Page 66 of Alien Patient


Font Size:

We stabilized her fully, and transferred her to recovery. Vaxon followed like a shadow, refusing to leave. Something had shifted between them, I saw it in how he stayed close, how she didn't push him away.

Elena’s story, already beginning.

But that was their journey.

Mine was with Zorn, who caught my hand as we finished treating the last casualty.

"You okay?" he asked.

"Elena almost died."

"But didn't. You saved her." He squeezed my hand. "That's what matters."

I looked around the medical bay. Patients recovering, staff efficiently handling aftermath, crisis managed and contained. This was my life now. Emergency responses and near-deaths and the constant awareness that people I loved could disappear without warning.

Chapter

Fifteen

ZORN

The suture line needed one more pass.

I leaned closer to the surgical field, adjusting the magnification on my optical enhancers. Delicate work in repairing a Kethari's circulatory system required precision that made most surgeons nervous. The species had three overlapping cardiovascular networks, each one threading through tissue so fine it could tear if you breathed too hard.

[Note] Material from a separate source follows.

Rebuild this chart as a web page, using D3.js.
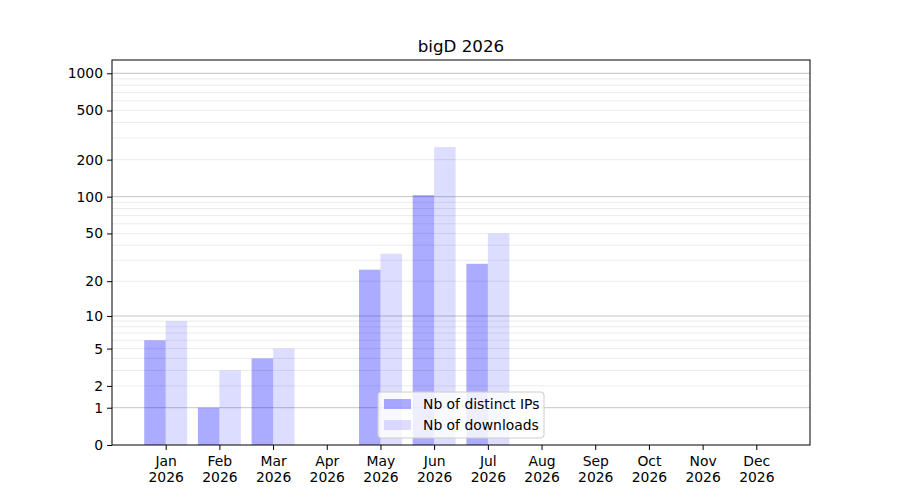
<!DOCTYPE html>
<html>
<head>
<meta charset="utf-8">
<script src="https://cdn.jsdelivr.net/npm/d3@7"></script>
<style>
  body { margin: 0; background: #fff; }
  text { font-family: "DejaVu Sans", sans-serif; }
</style>
</head>
<body>
<div id="container"></div>
<script>
// chart data
const title = 'bigD 2026'
const months = ['Jan', 'Feb', 'Mar', 'Apr', 'May', 'Jun', 'Jul', 'Aug', 'Sep', 'Oct', 'Nov', 'Dec']
const year = '2026'
const distinctIPs = [6, 1, 4, 0, 25, 103, 28, 0, 0, 0, 0, 0]
const downloads = [9, 3, 5, 0, 34, 253, 50, 0, 0, 0, 0, 0]
const yTicks = [0, 1, 2, 5, 10, 20, 50, 100, 200, 500, 1000]
const majorGrid = [1, 10, 100, 1000]
const seriesNames = ['Nb of distinct IPs', 'Nb of downloads']

const width = 900
const height = 500
const margin = { top: 60, right: 90, bottom: 55, left: 112 }

const svg = d3.select('#container').append('svg')
    .attr('width', width).attr('height', height)

const xScale = d3.scaleLinear()
    .domain([0, 13])
    .range([margin.left, width - margin.right])

const yScale = d3.scaleSymlog().constant(1)
    .domain([0, 1280])
    .range([height - margin.bottom, margin.top])

const barW = xScale(0.4) - xScale(0)

// minor grid: 2..9 in each decade
const minorGrid = []
for (const dec of [1, 10, 100]) {
    for (let i = 2; i <= 9; i++) minorGrid.push(i * dec)
}

const grid = svg.append('g')
grid.selectAll('.minor').data(minorGrid).enter().append('line')
    .attr('x1', margin.left).attr('x2', width - margin.right)
    .attr('y1', d => yScale(d)).attr('y2', d => yScale(d))
    .attr('stroke', '#ebebeb').attr('stroke-width', 1)
grid.selectAll('.major').data(majorGrid).enter().append('line')
    .attr('x1', margin.left).attr('x2', width - margin.right)
    .attr('y1', d => yScale(d)).attr('y2', d => yScale(d))
    .attr('stroke', '#c4c4c4').attr('stroke-width', 1)

// bars
svg.append('g').selectAll('rect')
    .data(distinctIPs)
    .enter()
    .append('rect')
    .attr('x', (d, i) => xScale(i + 1) - barW)
    .attr('y', d => yScale(d))
    .attr('width', barW)
    .attr('height', d => yScale(0) - yScale(d))
    .attr('fill', 'blue')
    .attr('fill-opacity', 0.33)

svg.append('g').selectAll('rect')
    .data(downloads)
    .enter()
    .append('rect')
    .attr('x', (d, i) => xScale(i + 1))
    .attr('y', d => yScale(d))
    .attr('width', barW)
    .attr('height', d => yScale(0) - yScale(d))
    .attr('fill', 'blue')
    .attr('fill-opacity', 0.135)

// axes
const xAxis = d3.axisBottom(xScale)
    .tickValues(d3.range(1, 13))
    .tickSize(5).tickPadding(4)
    .tickFormat(() => '')

const gx = svg.append('g')
    .attr('transform', `translate(0, ${height - margin.bottom})`)
    .call(xAxis)
gx.select('.domain').remove()
gx.selectAll('.tick line').attr('stroke', '#000')
gx.selectAll('.tick text').remove()
gx.selectAll('.tick').append('text')
    .attr('fill', '#000')
    .attr('text-anchor', 'middle')
    .style('font-size', '13.9px')
    .each(function (d) {
        const t = d3.select(this)
        t.append('tspan').attr('x', 0).attr('y', 21).text(months[d - 1])
        t.append('tspan').attr('x', 0).attr('y', 37).text(year)
    })

const yAxis = d3.axisLeft(yScale)
    .tickValues(yTicks)
    .tickSize(5).tickPadding(4)
    .tickFormat(d3.format('d'))

const gy = svg.append('g')
    .attr('transform', `translate(${margin.left}, 0)`)
    .call(yAxis)
gy.select('.domain').remove()
gy.selectAll('.tick line').attr('stroke', '#000')
gy.selectAll('.tick text')
    .attr('fill', '#000')
    .style('font-size', '13.9px')

// frame
svg.append('rect')
    .attr('x', margin.left).attr('y', margin.top)
    .attr('width', width - margin.right - margin.left)
    .attr('height', height - margin.bottom - margin.top)
    .attr('fill', 'none').attr('stroke', '#000').attr('stroke-width', 1)

// title
svg.append('text')
    .attr('x', (margin.left + width - margin.right) / 2)
    .attr('y', 52)
    .attr('text-anchor', 'middle')
    .style('font-size', '16.7px')
    .text(title)

// legend
const legend = svg.append('g').attr('transform', 'translate(378, 392)')
legend.append('rect')
    .attr('width', 166).attr('height', 46)
    .attr('rx', 3)
    .attr('fill', '#fff').attr('fill-opacity', 0.8)
    .attr('stroke', '#cccccc')
const legendOpacity = [0.33, 0.135]
seriesNames.forEach((name, i) => {
    legend.append('rect')
        .attr('x', 6).attr('y', 7 + i * 21)
        .attr('width', 27).attr('height', 10)
        .attr('fill', 'blue').attr('fill-opacity', legendOpacity[i])
    legend.append('text')
        .attr('x', 45).attr('y', 17 + i * 21)
        .style('font-size', '13.9px')
        .text(name)
})
</script>
</body>
</html>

Bea stood across from me, her hands steady as stone while she held the retractors. Six months of working together had turned us into something beyond partners—we moved like a single organism, each anticipating the other's needs before they were spoken.

"Clamp," I said.

She handed it to me before the word finished leaving my mouth.

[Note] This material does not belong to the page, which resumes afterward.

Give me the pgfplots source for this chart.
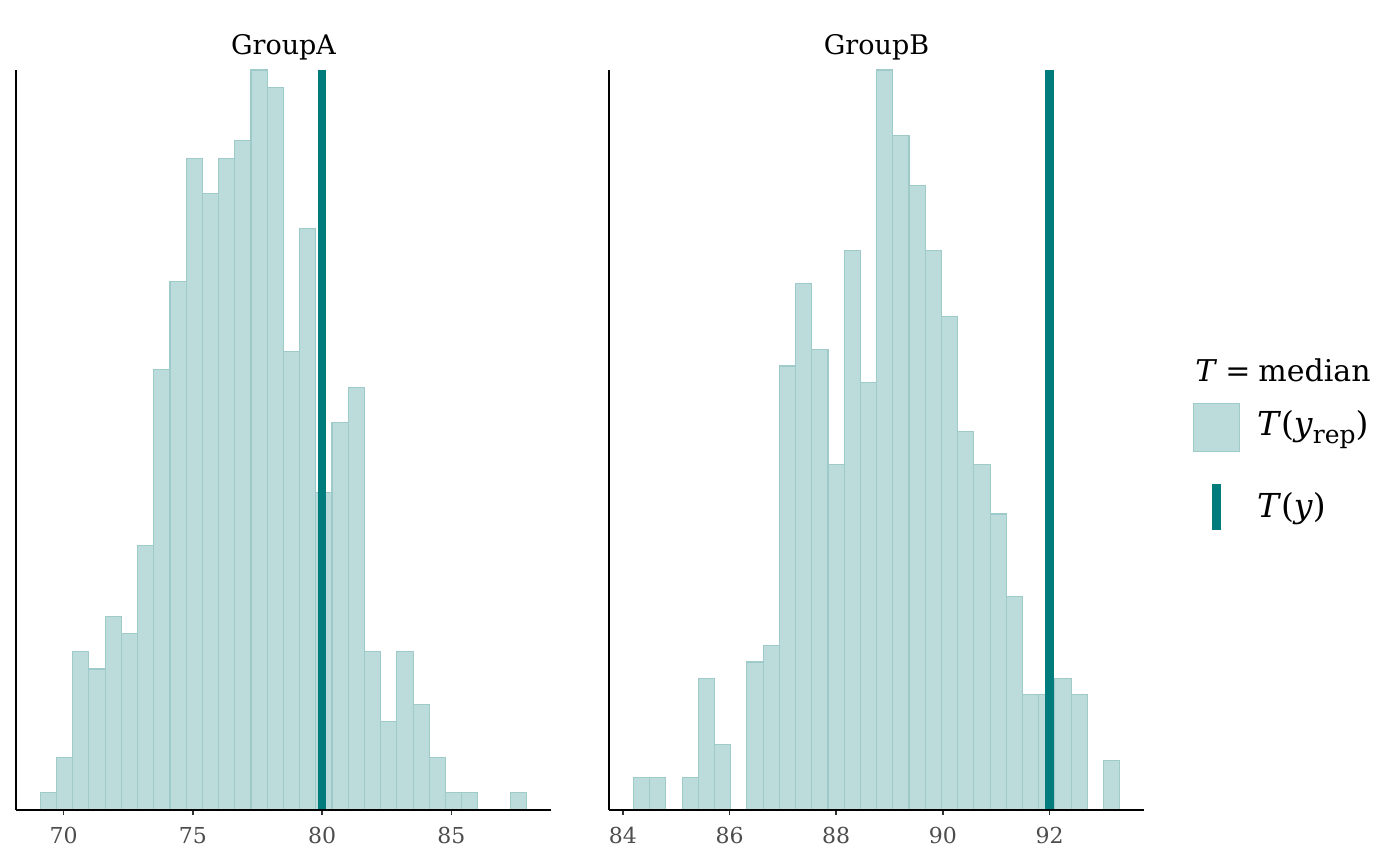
\documentclass[border=0pt]{standalone}
\usepackage{fontspec}
\setmainfont{DejaVu Serif}
\usepackage{pgfplots}
\usepackage{pgfplotstable}
\pgfplotsset{compat=1.18}
\definecolor{histfill}{HTML}{BCDCDC}
\definecolor{histline}{HTML}{9FCACA}
\definecolor{tline}{HTML}{007C7C}
\definecolor{ticktext}{HTML}{4D4D4D}

% bin left edges (last row = right edge of last bin) and counts
\pgfplotstableread{
x y
69.100 1
69.727 3
70.354 9
70.980 8
71.607 11
72.234 10
72.861 15
73.488 25
74.114 30
74.741 37
75.368 35
75.995 37
76.622 38
77.248 42
77.875 41
78.502 26
79.129 33
79.756 18
80.382 22
81.009 24
81.636 9
82.263 5
82.890 9
83.516 6
84.143 3
84.770 1
85.397 1
86.024 0
86.650 0
87.277 1
87.904 1
}\histA

\pgfplotstableread{
x y
84.198 2
84.502 2
84.806 0
85.110 2
85.414 8
85.717 4
86.021 0
86.325 9
86.629 10
86.933 27
87.237 32
87.541 28
87.845 21
88.149 34
88.452 26
88.756 45
89.060 41
89.364 38
89.668 34
89.972 30
90.276 23
90.580 21
90.884 18
91.188 13
91.491 7
91.795 7
92.099 8
92.403 7
92.707 0
93.011 3
93.314 3
}\histB

\pgfplotsset{
  facet/.style={
    scale only axis, width=267.5pt, height=370pt,
    axis x line*=bottom, axis y line*=left,
    axis line style={-, line width=1pt, black},
    ymin=0, ytick=\empty,
    tick align=outside, major tick length=2.5pt,
    x tick style={line width=0.8pt, color=black!80},
    xticklabel style={font=\fontsize{11}{13}\selectfont, text=ticktext, anchor=base, yshift=-14pt},
    /pgf/number format/assume math mode=true,
    title style={font=\fontsize{13.5}{16}\selectfont, at={(0.5,1)}, anchor=base, yshift=1.5pt},
    axis on top,
  },
  hist/.style={ybar interval, fill=histfill, draw=histline, line width=0.55pt},
  stat/.style={tline, line width=4.2pt},
}

\begin{document}
\begin{tikzpicture}
\path[use as bounding box] (0,0) rectangle (700pt,433pt);

\begin{axis}[facet, at={(8pt,28pt)}, anchor=south west,
  xmin=68.16, xmax=88.85, ymax=42, xtick={70,75,80,85}, title={GroupA}]
\addplot[hist] table[x=x,y=y] {\histA};
\addplot[stat] coordinates {(80.0,0) (80.0,42)};
\end{axis}

\begin{axis}[facet, at={(304.5pt,28pt)}, anchor=south west,
  xmin=83.74, xmax=93.77, ymax=45, xtick={84,86,88,90,92}, title={GroupB}]
\addplot[hist] table[x=x,y=y] {\histB};
\addplot[stat] coordinates {(92.0,0) (92.0,45)};
\end{axis}

% legend
\node[anchor=base west, inner sep=0, font=\fontsize{15}{18}\selectfont] at (597.5pt,242pt)
  {\textit{T}\hspace{4pt}=\hspace{4pt}median};
\path[fill=histfill, draw=histline, line width=0.5pt] (596.7pt,207.2pt) rectangle (619.5pt,231.3pt);
\node[anchor=base west, inner sep=0, font=\fontsize{16.5}{20}\selectfont] at (628.3pt,215.2pt)
  {\textit{T}(\textit{y}\raisebox{-4pt}{\fontsize{12.5}{13}\selectfont rep})};
\draw[tline, line width=4.5pt] (608pt,168pt) -- (608pt,191pt);
\node[anchor=base west, inner sep=0, font=\fontsize{16.5}{20}\selectfont] at (628.3pt,174pt)
  {\textit{T}(\textit{y})};
\end{tikzpicture}
\end{document}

The repair took another fourteen minutes. Neither of us spoke except for necessary clinical communication. This was the part of medicine I loved most, the absolute focus, the reduction of everything complex and messy about existence down to flesh and blood and the determination to heal it.

When I finally sealed the incision, Bea released the retractors and stepped back. Our eyes met over the patient's unconscious form, and I saw the same quiet satisfaction in her expression that I felt settling into my chest.

"Beautiful work," she said.

"We make a good team."

"We make the best team." She stripped off her surgical gloves, tossed them in the biowaste disposal. "Dr. Senna's waiting in your office. Said she needs to discuss the therapy program expansion."

I checked the patient's vitals one more time, stable, excellent prognosis, then transferred monitoring duties to the nursing staff. Bea fell into step beside me as we left the surgical suite, both of us moving through the medical bay's corridors with the easy familiarity of six months' cohabitation.

The bay had changed since she'd arrived. Expanded, reorganized, infused with human sensibilities about patient care that complemented Zandovian efficiency beautifully. Bea's influence showed everywhere, in the trauma treatment protocols, the triage systems, the way we approached mental health alongside physical injuries.

She'd transformed not just the space, but the entire philosophy of how we practiced medicine.

My office occupied the medical bay's northeast corner, offering a view of Mothership's docking arrays through aviewport I'd specifically requested. Watching ships come and go reminded me why we did this work, every vessel carried beings who might need healing, and we'd be ready.

Dr. Senna rose when we entered. The Orveth psychologist had been instrumental in developing our mental health program, bringing expertise from her species' long tradition of trauma counseling. She and Bea had formed a formidable partnership, human emotional intelligence combined with Orveth psychological theory, creating something neither could have achieved alone.

"Zorn. Bea." Senna's crystalline features reflected the office lighting in fractured rainbows. "Thank you for making time."

"The program expansion," I said, gesturing for her to sit. "You mentioned yesterday that demand is exceeding capacity."

"By significant margins." Senna pulled up holographic data, request rates, wait times, patient outcomes. "We're receiving twice the counseling requests we can accommodate. The support groups are at maximum capacity. And we're getting inquiries from other vessels in the sector asking about our protocols."

Bea leaned against my desk, studying the numbers with the analytical focus she brought to everything. "We need more counselors. At least three additional staff dedicated to trauma work, two for ongoing therapy, maybe another support group facilitator."